What stands out about the Republican primary between Jerry Moran and Todd Tiahrt is just how much the conventional wisdom was wrong.
While Moran consistently led in the polls heading up to Tuesday’s election, on the subject of message, at least, Tiahrt should have come out ahead.
Politically, a message consists of the following elements: It should be a story (facts tell, but stories sell), it needs to be relevant, it is usually brief, it’s repeatable and it’s unique. It’s less than a platform, but more than a slogan.
Tiahrt had most, if not all, of these things. He might not of had his own story, but he had several to use, such as Gracia Burnham and Greg and Missy Smith. Given the mood of the country, Tiahrt’s railings against the federal government and Obama were absolutely relevant. Tiahrt’s message was appropriately brief – fight, fight and more fight. Was Tiahrt’s message repeatable? I heard the phrases “real deal” and “real conservative” so much, I thought my ears would start bleeding. He tried very hard to be unique, but when you have an almost identical voting record as your opponent, you want to find any distinction you can and exploit it.
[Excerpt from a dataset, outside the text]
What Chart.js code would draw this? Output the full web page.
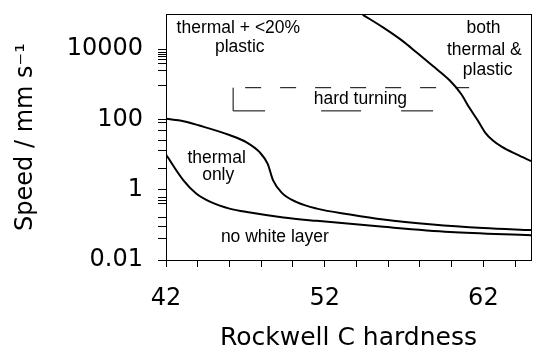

Tiahrt had a message, though, as well as the discipline to stick to it.
Moran, on the other hand, did not really have any message. The slogan, “Jerry is Kansas” found zero traction. His staff, at least in the communications department, had truly epic turnover. Throughout the entire campaign, however, Moran’s message (or lack thereof) never really solidified. You knew that Moran was a Republican and a conservative. You knew he was running for Senate. You knew he was a congressman. That was really about it, though.
Moran had an unspoken message, however, and that was “I’m a nice guy and a good congressman.” The sauce was weak, but it worked. Why?
For starters, a cook is only as good as their ingredients. That’s not saying Tiahrt was bad, as much as saying Moran was more palatable to those not on the hard right wing – and that’s the wing Tiahrt was banking on. An old saying is that one campaigns in poetry but governs in prose. The right wing seemed more interested in poetry – the art of the standoff – drawing a line in the sand and refusing to compromise on principal. Tiahrt gave them what they wanted. He brought in other right wing “poets” like Sarah Palin, Karl Rove, Sean Hannity and the Tea Party. However, the result of all this “poetry” was nothing more than the construction of an echo chamber. Tiahrt’s base liked the rhetoric, and they considered themselves to be “real conservatives”, so other conservatives should eat it up.
Moran, on the other hand, campaigned in prose – quite boring prose, in fact. He stayed on the defensive most of the time. He refused debates. He avoided the “real conservative” rhetoric. He was Jerry, and he was a nice guy. Take it or leave it.
He also knew he sat on the single biggest, and loyal, block of Republican voters in the state. Were they conservative? Yes. Were they hard right wingers? Possibly. Tim Huelskamp ran to the hard right and won the 1st District with room to spare in a very crowded field.
Tiahrt was angry, and Jerry was Jerry. The lesson to be learned from this is exactly that. Being mad, and even having all the right campaign ingredients, just isn’t enough anymore. More than money, endorsements, advertising or anything else, personality seemed to matter most to Kansans on Tuesday night.